The Blog

  • April 29, 2009
  • At one Zuora paving the way

    Zuora, the on-demand billing service for on-demand companies, is turning one year old.  Last week, the company announced one hundred product improvements with its 2.0 version and said that it had attracted one hundred customers in its first year.  Why all the attention to this start-up?

    I think what’s cool about Zuora is that they are the first on-demand infrastructure company delivering their product as an on-demand service.  They may not have invented the car, so to speak, but they are inventing asphalt and in some ways that’s better.

    We’re now accustomed to thinking about on-demand solutions as rather commonplace and that’s good for the industry.  But it’s worth remembering that we are in a transition state moving towards an on-demand world and that will be the case for a while.  Until Zuora, part of the transition meant that on-demand companies had to use conventional billing applications.  That may not sound like much but it’s a big deal.

    Conventional billing systems deal with selling a product, usually once.  The concept of recurring billing is common enough but the subtleties of billing for on-demand services go beyond the conventional definition of recurring billing.  As a result, on-demand service providers have been constrained by their billing systems to more or less offer products that the billing system understands, not necessarily what the customer wants.  It is not an overstatement to say that a company can only make and sell what it can get paid for.  If you don’t sell and you have no revenues you have a hobby, not a business. 

    Zuora is interesting to people like me because it represents the first piece of on-demand infrastructure.  A company can run its billing operation from the cloud with Zuora instead of from some printing press; more importantly though, that company can customize its offerings because of Zuora. 

    There may be other billing systems that do these things but they tend to be owned by the wireless carriers and those proprietary systems cost many millions of dollars to develop.  At least some of them are not on-demand and I don’t know any that are available to the general market.  The wireless industry has shown us that a company’s billing system is at least part of its secret sauce. 

    So Zuora is making secret sauce available to any company that wants it and that ultimately means having the ability to tailor not only products but also product terms and conditions to the needs of the customer, and that’s part of what the big deal is.  The other part is that Zuora enables companies to do this kind of thing for large numbers of customers with minimal error.

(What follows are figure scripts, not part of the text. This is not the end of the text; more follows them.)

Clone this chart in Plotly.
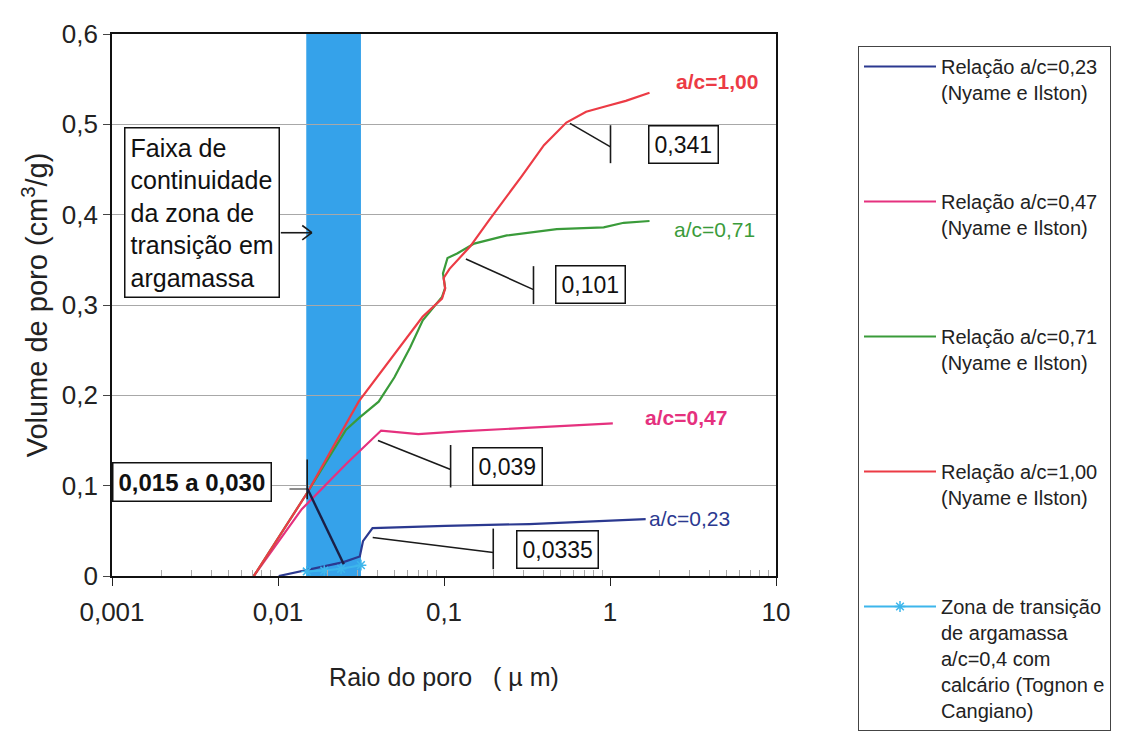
import math
import plotly.graph_objects as go

# ---------------- data ----------------
x_tick_vals = [0.001, 0.01, 0.1, 1, 10]
x_tick_text = ["0,001", "0,01", "0,1", "1", "10"]
y_tick_vals = [0, 0.1, 0.2, 0.3, 0.4, 0.5, 0.6]
y_tick_text = ["0", "0,1", "0,2", "0,3", "0,4", "0,5", "0,6"]

r_023 = [0.0101, 0.0149, 0.0248, 0.0311, 0.0325, 0.0371, 0.102, 0.326, 1.64]
v_023 = [0.0, 0.0066, 0.0154, 0.0216, 0.0385, 0.053, 0.0555, 0.0575, 0.063]

r_047 = [0.00715, 0.0139, 0.0261, 0.0418, 0.07, 0.124, 0.313, 1.04]
v_047 = [0.0, 0.074, 0.125, 0.161, 0.157, 0.160, 0.164, 0.169]

r_071 = [0.00715, 0.0151, 0.0257, 0.0308, 0.0404, 0.0503, 0.0625, 0.0745, 0.0973,
         0.1016, 0.0986, 0.105, 0.120, 0.152, 0.239, 0.478, 0.916, 1.21, 1.73]
v_071 = [0.0, 0.093, 0.162, 0.175, 0.193, 0.220, 0.253, 0.283, 0.309,
         0.319, 0.335, 0.352, 0.357, 0.368, 0.377, 0.384, 0.386, 0.391, 0.393]

r_100 = [0.00715, 0.0151, 0.0306, 0.0743, 0.0973, 0.1016, 0.0995, 0.108, 0.144,
         0.187, 0.295, 0.40, 0.546, 0.718, 0.946, 1.245, 1.73]
v_100 = [0.0, 0.093, 0.193, 0.287, 0.307, 0.318, 0.330, 0.340, 0.365,
         0.394, 0.443, 0.477, 0.502, 0.514, 0.520, 0.526, 0.535]

r_zt = [0.0149, 0.019, 0.024, 0.0316]
v_zt = [0.005, 0.006, 0.008, 0.012]

band_range = [0.0148, 0.0316]   # "0,015 a 0,030"

series_names = [
    "Relação a/c=0,23<br>(Nyame e Ilston)",
    "Relação a/c=0,47<br>(Nyame e Ilston)",
    "Relação a/c=0,71<br>(Nyame e Ilston)",
    "Relação a/c=1,00<br>(Nyame e Ilston)",
    "Zona de transição<br>de argamassa<br>a/c=0,4 com<br>calcário (Tognon e<br>Cangiano)",
]
end_labels = ["a/c=0,23", "a/c=0,47", "a/c=0,71", "a/c=1,00"]
callout_values = ["0,0335", "0,039", "0,101", "0,341"]

# ---------------- styling ----------------
FONT = "Liberation Sans, Arial, sans-serif"
C_NAVY = "#2b3990"
C_PINK = "#e5317e"
C_GREEN = "#3a9b3a"
C_RED = "#ec3b45"
C_CYAN = "#3db6ec"
C_BAND = "#35a2ea"

L, R, T, B = 104, 355, 26, 172
W = 1123 - L - R
H = 740 - T - B

fig = go.Figure()

series = [
    (r_023, v_023, C_NAVY),
    (r_047, v_047, C_PINK),
    (r_071, v_071, C_GREEN),
    (r_100, v_100, C_RED),
]
for i, (xs, ys, col) in enumerate(series):
    fig.add_trace(go.Scatter(
        x=xs, y=ys, mode="lines", name=series_names[i],
        line=dict(color=col, width=2.2), legendgroup="g%d" % i,
    ))

fig.add_trace(go.Scatter(
    x=r_zt, y=v_zt, mode="lines+markers", name=series_names[4],
    line=dict(color=C_CYAN, width=2),
    marker=dict(symbol="asterisk-open", size=9, color=C_CYAN, line=dict(color=C_CYAN, width=1.5)),
    legendgroup="g4",
))

shapes = []
# transition-zone band
shapes.append(dict(type="rect", xref="x", yref="paper", x0=band_range[0], x1=band_range[1],
                   y0=0, y1=1, fillcolor=C_BAND, line=dict(width=0), layer="between"))

def seg(x0, y0, x1, y1, w=1.6, col="#1a1a1a"):
    shapes.append(dict(type="line", xref="x", yref="y", x0=x0, y0=y0, x1=x1, y1=y1,
                       line=dict(color=col, width=w), layer="above"))

# callout leaders (line + end bar)
seg(0.574, 0.501, 1.007, 0.475); seg(1.007, 0.457, 1.007, 0.499)
seg(0.1355, 0.351, 0.346, 0.317); seg(0.346, 0.301, 0.346, 0.343)
seg(0.040, 0.150, 0.1096, 0.118); seg(0.1096, 0.098, 0.1096, 0.145)
seg(0.0372, 0.0426, 0.198, 0.026); seg(0.198, 0.0075, 0.198, 0.0525)
seg(0.01172, 0.0963, 0.01507, 0.0963, w=1)
seg(0.0150, 0.085, 0.0150, 0.129)
seg(0.01507, 0.0963, 0.0249, 0.013, w=2.4, col="#1b1f45")

# open arrow from the text box to the band
seg(0.0104, 0.380, 0.0160, 0.380, w=1.6)
seg(0.0140, 0.388, 0.0160, 0.380, w=1.6)
seg(0.0140, 0.372, 0.0160, 0.380, w=1.6)

annotations = []
L10 = math.log10

def box(text, xlog, y, size=23, bold=False, xanchor="center"):
    annotations.append(dict(
        text=("<b>%s</b>" % text) if bold else text, x=xlog, y=y, xref="x", yref="y",
        showarrow=False, xanchor=xanchor, yanchor="middle",
        font=dict(family=FONT, size=size, color="#111"),
        bordercolor="#111", borderwidth=1.5, borderpad=5, bgcolor="white"))

box(callout_values[3], 0.444, 0.478)
box(callout_values[2], -0.115, 0.323)
box(callout_values[1], -0.620, 0.121)
box(callout_values[0], -0.319, 0.029)
box("0,015 a 0,030", -3.0, 0.104, size=24, bold=True, xanchor="left")

# curve end labels
for txt, xl, y, col, bold, xa in [
    (end_labels[3], 0.643, 0.547, C_RED, True, "center"),
    (end_labels[2], 0.630, 0.384, C_GREEN, False, "center"),
    (end_labels[1], 0.459, 0.176, C_PINK, True, "center"),
    (end_labels[0], L10(1.66), 0.064, C_NAVY, False, "left"),
]:
    annotations.append(dict(
        text=("<b>%s</b>" % txt) if bold else txt, x=xl, y=y, xref="x", yref="y",
        showarrow=False, xanchor=xa, yanchor="middle",
        font=dict(family=FONT, size=21, color=col)))

# explanatory text box
annotations.append(dict(
    text="Faixa de<br>continuidade<br>da zona de<br>transição em<br>argamassa",
    x=-2.93, y=0.497, xref="x", yref="y", xanchor="left", yanchor="top",
    align="left", showarrow=False,
    font=dict(family=FONT, size=25, color="#111"),
    bordercolor="#111", borderwidth=1.5, borderpad=5, bgcolor="white"))

minor_vals = [m * 10 ** e for e in range(-3, 1) for m in range(2, 10)]

fig.update_layout(
    width=1123, height=740,
    margin=dict(l=L, r=R, t=T, b=B, autoexpand=False),
    paper_bgcolor="white", plot_bgcolor="white",
    separators=", ",
    font=dict(family=FONT, color="#222"),
    shapes=shapes, annotations=annotations,
    showlegend=True,
    legend=dict(
        x=(850 - L) / W, y=(568 - 38) / H, xanchor="left", yanchor="top",
        bordercolor="#444", borderwidth=1, bgcolor="white",
        font=dict(family=FONT, size=20, color="#222"),
        tracegroupgap=80, valign="top", itemwidth=72, maxheight=720,
    ),
    xaxis=dict(
        type="log", range=[-3, 1],
        tickmode="array", tickvals=x_tick_vals, ticktext=x_tick_text,
        tickfont=dict(size=26, color="#222"), ticks="outside", ticklen=8,
        tickcolor="#222", ticklabelstandoff=4,
        minor=dict(tickmode="array", tickvals=minor_vals, ticks="inside",
                   ticklen=6, tickcolor="#aaa", showgrid=False),
        showgrid=False, zeroline=False,
        showline=True, linecolor="#111", linewidth=1.6, mirror=True,
        title=dict(text="Raio do poro\u00a0\u00a0\u00a0(\u00a0µ\u00a0m)",
                   font=dict(size=25, color="#222"), standoff=42),
    ),
    yaxis=dict(
        range=[0, 0.6], tickmode="array", tickvals=y_tick_vals, ticktext=y_tick_text,
        tickfont=dict(size=26, color="#222"), ticks="outside", ticklen=7,
        tickcolor="#444",
        showgrid=True, gridcolor="#a8a8a8", gridwidth=1, zeroline=False,
        showline=True, linecolor="#111", linewidth=1.6, mirror=True,
        title=dict(text="Volume de poro (cm<sup>3</sup>/g)",
                   font=dict(size=29, color="#222"), standoff=6),
    ),
)

fig.write_html("out.html")
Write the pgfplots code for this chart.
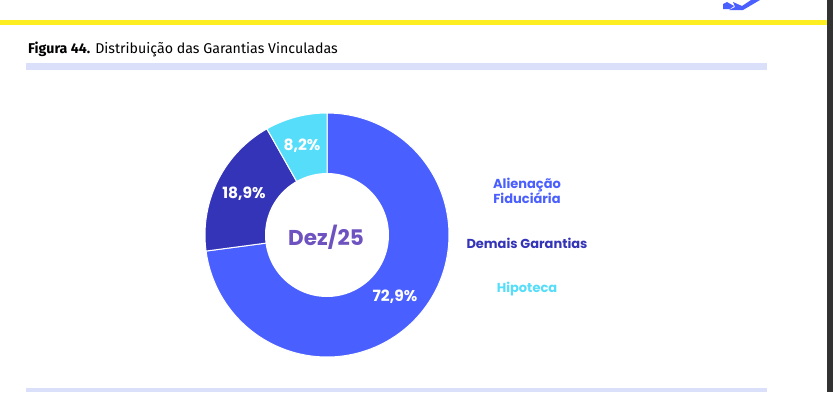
\documentclass[border=0pt]{standalone}
\usepackage{fontspec}
\setmainfont{Fira Sans}
\newfontfamily\pop{Poppins}
\usepackage{pgfplots}
\pgfplotsset{compat=1.18}
\definecolor{cA}{HTML}{4A5FFF}
\definecolor{cD}{HTML}{3434B8}
\definecolor{cH}{HTML}{55DDFA}
\definecolor{cC}{HTML}{6E52C0}
\definecolor{lav}{HTML}{DADFFA}
\definecolor{yel}{HTML}{FCEE21}
\definecolor{strip}{HTML}{333333}
% shares (%)
\def\vA{72.9}\def\vD{18.9}\def\vH{8.2}
\pgfmathsetmacro{\aA}{90}
\pgfmathsetmacro{\aB}{90-3.6*\vA}
\pgfmathsetmacro{\aC}{\aB-3.6*\vD}
\pgfmathsetmacro{\aD}{\aC-3.6*\vH}
\begin{document}
\begin{tikzpicture}
\begin{axis}[
  scale only axis, x=1pt, y=1pt, y dir=reverse,
  xmin=0, xmax=833, ymin=0, ymax=392,
  axis lines=none, ticks=none, clip=false,
]
% background
\addplot[fill=white, draw=none] coordinates {(0,0) (833,0) (833,392) (0,392)} -- cycle;
% yellow rule and right strip
\addplot[fill=yel, draw=none] coordinates {(0,20) (827,20) (827,25) (0,25)} -- cycle;
\addplot[fill=strip, draw=none] coordinates {(827,0) (833,0) (833,392) (827,392)} -- cycle;
% logo fragment
\addplot[fill=cA, draw=none] coordinates {(723,4) (727,2) (734,6) (730,9) (723,9)} -- cycle;
\addplot[fill=cA, draw=none] coordinates {(733,2) (742,6) (751,0) (760,0) (743,10) (729,10) (735,7)} -- cycle;
% lavender bars
\addplot[fill=lav, draw=none] coordinates {(26,63) (767,63) (767,70) (26,70)} -- cycle;
\addplot[fill=lav, draw=none] coordinates {(26,388) (767,388) (767,392) (26,392)} -- cycle;
% donut slices
\addplot[fill=cA, draw=white, line width=1pt, domain=\aB:\aA, samples=120]
  ({327+122*cos(x)},{235-122*sin(x)}) -- (axis cs:327,235) -- cycle;
\addplot[fill=cD, draw=white, line width=1pt, domain=\aC:\aB, samples=60]
  ({327+122*cos(x)},{235-122*sin(x)}) -- (axis cs:327,235) -- cycle;
\addplot[fill=cH, draw=white, line width=1pt, domain=\aD:\aC, samples=40]
  ({327+122*cos(x)},{235-122*sin(x)}) -- (axis cs:327,235) -- cycle;
\addplot[fill=white, draw=none, domain=0:360, samples=120]
  ({327+62*cos(x)},{235-62*sin(x)}) -- cycle;
% texts
\node[anchor=base west, inner sep=0pt, font=\fontsize{14.2}{16}\selectfont] at (axis cs:28,53)
  {\textbf{Figura 44.} Distribuição das Garantias Vinculadas};
\node[text=cC, font=\pop\bfseries\fontsize{21.5}{24}\selectfont] at (axis cs:326,237) {Dez/25};
\node[text=white, font=\pop\bfseries\fontsize{15.5}{17}\selectfont] at (axis cs:395,297) {72,9\%};
\node[text=white, font=\pop\bfseries\fontsize{15.5}{17}\selectfont] at (axis cs:244,194) {18,9\%};
\node[text=white, font=\pop\bfseries\fontsize{15.5}{17}\selectfont] at (axis cs:302,146) {8,2\%};
\node[text=cA, align=center, font=\pop\bfseries\fontsize{13}{15.5}\selectfont] at (axis cs:527,191) {Alienação\\Fiduciária};
\node[text=cD, font=\pop\bfseries\fontsize{13}{15}\selectfont] at (axis cs:527,243) {Demais Garantias};
\node[text=cH, font=\pop\bfseries\fontsize{13}{15}\selectfont] at (axis cs:527,289) {Hipoteca};
\end{axis}
\end{tikzpicture}
\end{document}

    In the short year it has been in the market Zuora has delivered billing and payments functionality as well as a platform and integration with what else Salesforce.com.  They’ve also struck up some interesting partnerships with companies like PayPal.  All in all a good year’s work.  There’s plenty to like about Zuora so far and I expect they’ll be another company that’s a lot of fun to watch evolve, sort of like Salesforce itself.

    The evolution will indeed be interesting.  In the first year of its life, Zuora has taken us from an industry constrained by billing systems to the opposite, though I don’t know what to call it.  This oppositeness is most starkly brought to light by the newspaper industry. 

    You can’t point to a major or even minor city in the US whose local paper is in good financial health.  We know the outlines of the story once lucrative classified ads have left the print world and headed to the Internet where they are cheaper and instantaneous.  Help wanted, personals and for sale ads are all being done on the Web taking a lot of revenue with them. 

    At the same time, the papers have done without mitigation a terrible job of monetizing their Web presence.  Part of the reason is the newspaper business model that is rooted in the industrial revolution news publishers manufacture bundles of paper and ship it just like any other manufactured good.  Unfortunately, we all know that the news business is about content, not manufacturing, though the papers have yet to catch on. 

    There might have been a point in time when papers were constrained by the delivery model but today they are at least equally constrained by their subscription model.  A subscription billing model like Zuora’s is one part of a solution for the papers, a way to charge for content that is effective even at a few dollars per week per user.

    It would be great to see at least one paper decide to think different and at least experiment with an on-line subscription model.  The paper could still print for its diehard local customers, but beginning the transition to on-line subscriptions might do a lot to stem the flow of red ink. 

    The debate rages.  Some analysts say a subscription model won’t make papers profitable but these people are not banking on other structural changes that would come with the change.  For example, what if the papers got competitive at selling on-line classifieds?  You have to start the process.

    Papers are just one example.  I wonder what other products or services might convert to an on-line subscription in the next few years.  It makes me curious to know what Zuora will look like on its tenth birthday nine years hence.

    Published: 15 years ago


    Discussion

    • April 29th, 2009 at 11:16 am    

      It’s great to see subscription billing services getting a bunch of attention this year. Denis, you certainly do your part to bring some light to the industry. On-demand billing of recurring services has been around for quite some time and there are a number of vendors with great solutions. Zuora has been leading the way on the marketing front but others such as IP Apps have been doing a lot of work in the on-demand billing space. Specifically, subscription service companies with reseller channels have been trying to figure out how to enable their resellers while maintaining visibility into their channel. Certainly been a hot topic for us this year.